El autorretrato en las cartas y en los diarios comienza muy pronto, cuando Tolstói tiene apenas diecinueve años. El 7 de julio de 1854, por ejemplo, leemos la descripción que de sí mismo hace en su diario: “Soy feo, torpe, desaseado y desprovisto de educación mundana. Soy irritable, aburrido para los otros, inmodesto, intolerante y tímido como un niño. Soy casi un ignorante. Lo que sé lo he aprendido a duras penas, de manera intermitente, sin ilación, sin sistema y además es muy poco. Soy intemperante, indeciso, inconstante, estúpidamente vanidoso y arrebatado, como toda la gente sin carácter. No soy valiente. Soy negligente en la vida y tan perezoso que la ociosidad se ha convertido para mí casi en una costumbre insuperable. Soy inteligente, pero mi inteligencia todavía no ha sido nunca puesta a prueba de forma seria. No tengo una inteligencia práctica, ni una inteligencia social, ni tengo inteligencia para los negocios. Soy honrado, es decir, amo el bien y he cultivado en mí la costumbre de amarlo; y cuando me desvío del bien, me siento descontento conmigo, y vuelvo a él con gusto; pero hay cosas que amo más que el bien: la gloria. Soy tan ambicioso y este sentimiento ha sido tan poco satisfecho, que con frecuencia temo que si tuviera que elegir entre la gloria y la virtud elegiría la primera. Sí, no soy modesto; por eso soy orgulloso por dentro, y vergonzoso y tímido por fuera.” Cito sólo un fragmento de la larga epopeya que Tolstói hace de sí mismo ese día.

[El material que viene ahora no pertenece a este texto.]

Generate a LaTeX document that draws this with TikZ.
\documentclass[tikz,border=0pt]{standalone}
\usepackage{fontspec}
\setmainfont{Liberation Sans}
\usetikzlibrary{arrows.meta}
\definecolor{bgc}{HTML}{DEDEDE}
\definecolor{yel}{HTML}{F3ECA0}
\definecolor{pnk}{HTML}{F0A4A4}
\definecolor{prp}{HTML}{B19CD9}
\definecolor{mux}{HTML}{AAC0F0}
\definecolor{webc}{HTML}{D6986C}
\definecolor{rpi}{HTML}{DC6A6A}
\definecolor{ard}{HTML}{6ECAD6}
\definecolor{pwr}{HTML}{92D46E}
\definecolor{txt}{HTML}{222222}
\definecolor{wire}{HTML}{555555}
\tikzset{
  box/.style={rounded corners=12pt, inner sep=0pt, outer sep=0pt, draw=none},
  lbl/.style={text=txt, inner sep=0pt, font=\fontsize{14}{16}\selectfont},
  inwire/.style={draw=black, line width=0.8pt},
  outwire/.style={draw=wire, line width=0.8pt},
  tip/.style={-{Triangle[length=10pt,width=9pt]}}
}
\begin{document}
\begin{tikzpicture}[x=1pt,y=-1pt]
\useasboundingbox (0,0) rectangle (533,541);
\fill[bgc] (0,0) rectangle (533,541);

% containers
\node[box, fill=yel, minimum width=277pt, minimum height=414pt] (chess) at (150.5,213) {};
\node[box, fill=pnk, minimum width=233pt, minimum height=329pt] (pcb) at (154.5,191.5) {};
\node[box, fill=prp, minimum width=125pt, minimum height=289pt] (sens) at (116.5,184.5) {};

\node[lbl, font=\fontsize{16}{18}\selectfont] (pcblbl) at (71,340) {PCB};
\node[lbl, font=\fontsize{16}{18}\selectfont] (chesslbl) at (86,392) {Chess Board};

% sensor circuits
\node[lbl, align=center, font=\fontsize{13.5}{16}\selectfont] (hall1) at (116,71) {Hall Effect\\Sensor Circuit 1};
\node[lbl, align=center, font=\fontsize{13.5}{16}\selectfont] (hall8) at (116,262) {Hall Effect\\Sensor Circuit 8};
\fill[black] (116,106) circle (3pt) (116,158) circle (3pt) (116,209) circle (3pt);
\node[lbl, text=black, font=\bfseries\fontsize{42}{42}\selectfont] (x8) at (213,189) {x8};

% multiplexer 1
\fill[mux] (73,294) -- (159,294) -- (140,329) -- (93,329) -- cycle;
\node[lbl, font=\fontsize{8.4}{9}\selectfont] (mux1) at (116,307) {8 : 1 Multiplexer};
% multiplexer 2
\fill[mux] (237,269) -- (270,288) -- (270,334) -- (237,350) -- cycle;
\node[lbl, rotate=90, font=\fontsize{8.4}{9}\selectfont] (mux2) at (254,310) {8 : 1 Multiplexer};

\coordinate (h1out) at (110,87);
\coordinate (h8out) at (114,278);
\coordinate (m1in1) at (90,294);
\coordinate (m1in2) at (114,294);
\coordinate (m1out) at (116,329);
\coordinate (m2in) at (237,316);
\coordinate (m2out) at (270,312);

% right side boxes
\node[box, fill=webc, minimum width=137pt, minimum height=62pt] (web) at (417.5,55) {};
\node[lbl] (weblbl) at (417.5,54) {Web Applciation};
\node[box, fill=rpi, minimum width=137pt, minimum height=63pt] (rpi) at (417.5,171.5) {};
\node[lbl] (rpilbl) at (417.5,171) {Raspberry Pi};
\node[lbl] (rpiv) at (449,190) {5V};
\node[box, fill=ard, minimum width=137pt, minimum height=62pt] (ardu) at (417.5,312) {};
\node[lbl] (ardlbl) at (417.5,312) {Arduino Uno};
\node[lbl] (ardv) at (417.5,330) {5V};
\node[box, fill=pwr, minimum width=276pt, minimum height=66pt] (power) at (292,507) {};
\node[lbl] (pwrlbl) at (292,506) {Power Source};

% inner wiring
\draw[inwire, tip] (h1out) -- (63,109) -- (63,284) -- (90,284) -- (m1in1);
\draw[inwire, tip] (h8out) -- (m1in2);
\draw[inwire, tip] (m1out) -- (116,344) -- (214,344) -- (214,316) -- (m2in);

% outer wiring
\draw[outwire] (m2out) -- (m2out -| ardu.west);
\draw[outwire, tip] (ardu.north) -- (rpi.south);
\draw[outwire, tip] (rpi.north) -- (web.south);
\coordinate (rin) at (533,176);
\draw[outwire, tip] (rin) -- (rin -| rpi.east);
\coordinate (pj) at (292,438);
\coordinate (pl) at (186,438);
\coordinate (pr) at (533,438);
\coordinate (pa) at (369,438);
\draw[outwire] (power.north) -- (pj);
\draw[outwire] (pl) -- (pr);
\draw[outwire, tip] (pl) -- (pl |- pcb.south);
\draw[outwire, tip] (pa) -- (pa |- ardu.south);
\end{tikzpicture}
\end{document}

Treinta años más tarde, cuando ya era el reconocido autor de La guerra y la paz y Anna Karénina entre muchas otras obras, el 3 de mayo de 1884, anota en su diario: “Me siento triste. Soy un ser insignificante, lamentable, inútil y todavía pendiente de mí mismo. Sólo una cosa es buena, que quiero morir.”
La mayor parte de las veces, sin embargo, no añade sino una pincelada: “no cambiar continuamente la conversación del francés al ruso ni del ruso al francés”, por ejemplo, o: “Hace cuatro días que no he probado ni el azúcar ni el pan blanco y me siento muy bien.”

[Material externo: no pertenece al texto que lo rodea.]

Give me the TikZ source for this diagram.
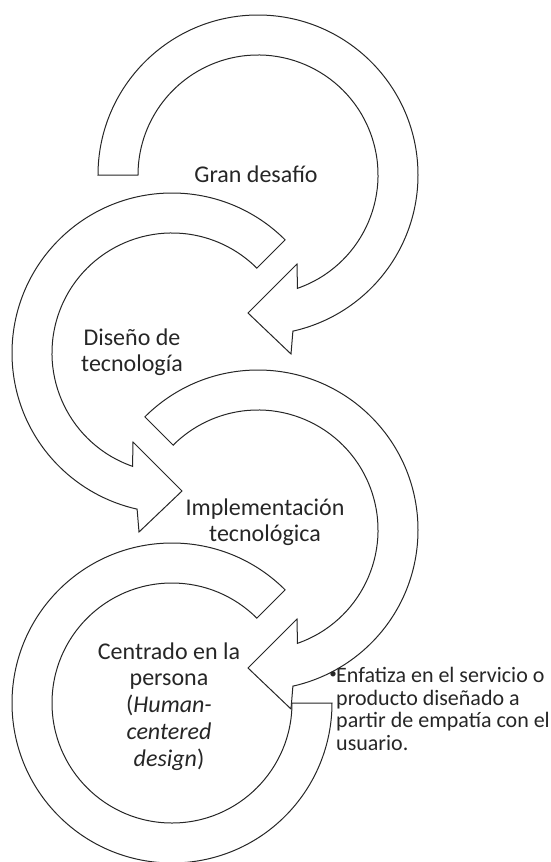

Este tipo de anotaciones y otras, como: “Me he vuelto un apicultor apasionado”, o: “¿Sabe que durante mi última estancia en Moscú me puse a aprender escultura?” van afinando, retocando y enriqueciendo la figura de Tolstói.

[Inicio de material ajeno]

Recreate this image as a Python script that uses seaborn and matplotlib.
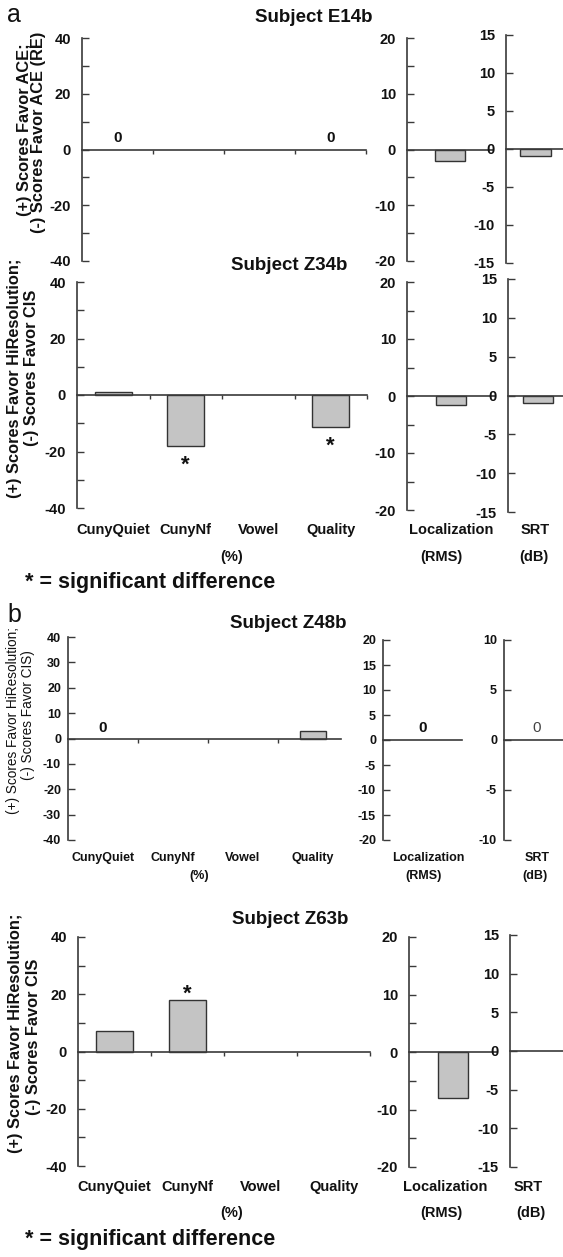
import numpy as np
import pandas as pd
import matplotlib
matplotlib.use('Agg')
import matplotlib.pyplot as plt
import seaborn as sns

sns.set_theme(style='white')
plt.rcParams['font.family'] = ['Liberation Sans', 'DejaVu Sans']

# ---------------- data ----------------
categories = ['CunyQuiet', 'CunyNf', 'Vowel', 'Quality']
side_categories = ['Localization', 'SRT']
side_units = ['(RMS)', '(dB)']
main_unit = '(%)'

subjects = ['Subject E14b', 'Subject Z34b', 'Subject Z48b', 'Subject Z63b']

e14b_main = [0.0, np.nan, np.nan, 0.0]
e14b_side = [-2.0, -0.9]
z34b_main = [1.2, -18.0, np.nan, -11.5]
z34b_side = [-1.5, -1.0]
z48b_main = [0.0, np.nan, np.nan, 2.8]
z48b_side = [0.0, 0.0]
z63b_main = [7.0, 18.0, np.nan, np.nan]
z63b_side = [-8.0, 0.0]

main_values = [e14b_main, z34b_main, z48b_main, z63b_main]
side_values = [e14b_side, z34b_side, z48b_side, z63b_side]

significant = [[], ['CunyNf', 'Quality'], [], ['CunyNf']]
zero_marks_main = [['CunyQuiet', 'Quality'], [], ['CunyQuiet'], []]
zero_marks_side = [[], [], ['Localization', 'SRT'], []]

ylabel_a_top = ['(+) Scores Favor ACE;', '(-) Scores Favor ACE (RE)']
ylabel_hires = ['(+) Scores Favor HiResolution;', '(-) Scores Favor CIS']
ylabel_hires_b = ['(+) Scores Favor HiResolution;', '(-) Scores Favor CIS)']
footnote = '* = significant difference'

# ---------------- style ----------------
W, H = 563, 1257
BAR = '#c4c4c4'
EDGE = '#333333'
SPINE = '#3a3a3a'
INK = '#111111'

fig = plt.figure(figsize=(W / 100, H / 100), dpi=100)


def add_ax(x0, y0, x1, y1):
    return fig.add_axes([x0 / W, 1 - y1 / H, (x1 - x0) / W, (y1 - y0) / H])


def ftext(x, y, s, **kw):
    fig.text(x / W, 1 - y / H, s, **kw)


def hide_zero_bars(ax):
    for patch in ax.patches:
        if abs(patch.get_height()) < 1e-9:
            patch.set_linewidth(0)


def style(ax, lim, major, minor, fs, pad, xlim, xticks):
    ax.set_facecolor('none')
    ax.set_ylim(-lim, lim)
    ax.set_xlim(*xlim)
    ax.set_xlabel('')
    ax.set_ylabel('')
    ax.set_yticks(major)
    ax.set_yticklabels([str(int(v)) for v in major], fontsize=fs,
                       fontweight='bold', color=INK)
    ax.set_yticks(minor, minor=True)
    ax.tick_params(axis='y', which='both', direction='in', length=5,
                   width=1, color=SPINE, pad=pad, left=True)
    ax.set_xticks(xticks)
    ax.set_xticklabels([])
    ax.tick_params(axis='x', which='both', direction='out', length=3,
                   width=1, color=SPINE, bottom=True)
    for s in ['top', 'right']:
        ax.spines[s].set_visible(False)
    ax.spines['bottom'].set_position(('data', 0))
    for s in ['left', 'bottom']:
        ax.spines[s].set_color(SPINE)
        ax.spines[s].set_linewidth(1.2)


# per panel layout: main, mid, third boxes (pixels)
layouts = [
    dict(main=(82, 38, 366, 261), mid=(407, 38, 493, 261), third=(506, 35, 565, 263),
         third_lim=15, bw=0.51, mid_bw=0.35, third_bw=0.52, dense=False, xright=3.5,
         labels=None),
    dict(main=(77, 282, 367, 508), mid=(407, 282, 495, 510), third=(508, 279, 568, 512),
         third_lim=15, bw=0.51, mid_bw=0.34, third_bw=0.5, dense=False, xright=3.5,
         labels=dict(cat_y=530, unit_y=557, unit_x=232, side_x=[451, 535],
                     side_unit_x=[441, 534])),
    dict(main=(68, 637, 341, 840), mid=(383, 640, 462, 840), third=(504, 640, 570, 840),
         third_lim=10, bw=0.37, mid_bw=0.35, third_bw=0.45, dense=True, xright=3.4,
         labels=dict(cat_y=858, unit_y=876, unit_x=199, side_x=[428, 537],
                     side_unit_x=[424, 535])),
    dict(main=(78, 937, 370, 1166), mid=(409, 937, 497, 1167), third=(510, 935, 570, 1167),
         third_lim=15, bw=0.51, mid_bw=0.34, third_bw=0.5, dense=False, xright=3.5,
         labels=dict(cat_y=1187, unit_y=1213, unit_x=232, side_x=[445, 528],
                     side_unit_x=[441, 531])),
]

for p, lay in enumerate(layouts):
    dense = lay['dense']
    fs = 9 if dense else 10.5
    cfs = 9 if dense else 10.5
    # ---- main axes ----
    ax = add_ax(*lay['main'])
    df = pd.DataFrame({'test': categories, 'diff': main_values[p]}).dropna()
    sns.barplot(data=df, x='test', y='diff', order=categories, color=BAR,
                edgecolor=EDGE, linewidth=1, width=lay['bw'], errorbar=None,
                saturation=1, ax=ax)
    hide_zero_bars(ax)
    if dense:
        major = [40, 30, 20, 10, 0, -10, -20, -30, -40]
        minor = []
    else:
        major = [40, 20, 0, -20, -40]
        minor = [30, 10, -10, -30]
    xt = [0.5, 1.5, 2.5] + ([3.5] if lay['xright'] >= 3.5 else [])
    style(ax, 40, major, minor, fs, 5 if dense else 8, (-0.5, lay['xright']), xt)

    for cat in significant[p]:
        i = categories.index(cat)
        v = main_values[p][i]
        off = -19 if v < 0 else 6
        ax.annotate('*', xy=(i, v), xytext=(0, off), textcoords='offset pixels',
                    ha='center', va='center', fontsize=16, fontweight='bold',
                    color=INK)
    for cat in zero_marks_main[p]:
        i = categories.index(cat)
        ax.annotate('0', xy=(i, 0), xytext=(0, 7), textcoords='offset pixels',
                    ha='center', va='baseline', fontsize=11, fontweight='bold',
                    color=INK)

    if lay['labels'] is not None:
        L = lay['labels']
        for i, cat in enumerate(categories):
            ax.annotate(cat, xy=(i, 0), xycoords=('data', 'axes fraction'),
                        xytext=(0, -(L['cat_y'] - lay['main'][3])),
                        textcoords='offset pixels', ha='center', va='center',
                        fontsize=cfs, fontweight='bold', color=INK)
        ftext(L['unit_x'], L['unit_y'], main_unit, ha='center', va='center',
              fontsize=cfs, fontweight='bold', color=INK)

    # ---- side axes ----
    boxes = [lay['mid'], lay['third']]
    lims = [20, lay['third_lim']]
    bws = [lay['mid_bw'], lay['third_bw']]
    for j in range(2):
        sax = add_ax(*boxes[j])
        sdf = pd.DataFrame({'test': [side_categories[j]], 'diff': [side_values[p][j]]})
        sns.barplot(data=sdf, x='test', y='diff', color=BAR, edgecolor=EDGE,
                    linewidth=1, width=bws[j], errorbar=None, saturation=1, ax=sax)
        hide_zero_bars(sax)
        lim = lims[j]
        if j == 0:
            if dense:
                smaj = [20, 15, 10, 5, 0, -5, -10, -15, -20]
                smin = []
            else:
                smaj = [20, 10, 0, -10, -20]
                smin = [15, 5, -5, -15]
        else:
            smaj = list(range(lim, -lim - 1, -5))
            smin = []
        style(sax, lim, smaj, smin, fs, 5 if dense else 8, (-0.5, 0.5), [])
        if side_categories[j] in zero_marks_side[p]:
            sax.annotate('0', xy=(0, 0), xytext=(0, 8), textcoords='offset pixels',
                         ha='center', va='baseline', fontsize=11,
                         fontweight='bold' if j == 0 else 'normal',
                         color=INK if j == 0 else '#444444')
        if lay['labels'] is not None:
            L = lay['labels']
            ftext(L['side_x'][j], L['cat_y'], side_categories[j], ha='center',
                  va='center', fontsize=cfs, fontweight='bold', color=INK)
            ftext(L['side_unit_x'][j], L['unit_y'], side_units[j], ha='center',
                  va='center', fontsize=cfs, fontweight='bold', color=INK)

# ---------------- titles, letters, labels ----------------
title_pos = [(314, 17), (289, 266), (288, 624), (290, 920)]
for t, (x, y) in zip(subjects, title_pos):
    ftext(x, y, t, ha='center', va='center', fontsize=13.5, fontweight='bold',
          color=INK)

ftext(14, 15, 'a', ha='center', va='center', fontsize=18, color=INK)
ftext(14, 615, 'b', ha='center', va='center', fontsize=18, color=INK)

ylabels = [
    (ylabel_a_top, [(25, 130), (39, 132)], 11.8, 'bold'),
    (ylabel_hires, [(15, 378), (32, 368)], 11.8, 'bold'),
    (ylabel_hires_b, [(13, 721), (28, 715)], 9.8, 'normal'),
    (ylabel_hires, [(16, 1033), (34, 1037)], 11.8, 'bold'),
]
for lines, pos, size, wt in ylabels:
    for s, (x, y) in zip(lines, pos):
        ftext(x, y, s, rotation=90, ha='center', va='center', fontsize=size,
              fontweight=wt, color=INK)

ftext(25, 582, footnote, ha='left', va='center', fontsize=15.5, fontweight='bold',
      color=INK)
ftext(25, 1240, footnote, ha='left', va='center', fontsize=15.5, fontweight='bold',
      color=INK)

fig.savefig('out.png', dpi=100)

Sus lecturas, sus viajes, las relaciones con quienes lo rodeaban, su escritura, su muy peculiar manera de entender la religión, su constante preocupación por la pedagogía reflejan una búsqueda constante. En los Diarios y la Correspondencia del apóstol de Yásnaia Poliana, la vida cotidiana se entrelaza con la literatura.
Dije al principio que Tolstói era impredecible. Sí, lo era. Y también era fascinante y desmesurado y contradictorio. Estudiaba hebreo, y cosía zapatos, y segaba el heno, y montaba a caballo, y daba clases a los niños campesinos, y abominaba de Beethoven y de sus propias novelas, y lloraba de alegría al ver amanecer, y luchaba con sus demonios, y leía y comentaba sus lecturas, y viajaba, y escribía, y como un peregrino recorría Rusia a pie, pero sobre todo pensaba y se observaba y buscaba siempre la conciencia en un constante ejercicio de la verdad. Así, disonante en su armonía, es el retrato que Tolstói hace de sí mismo en su prosa íntima.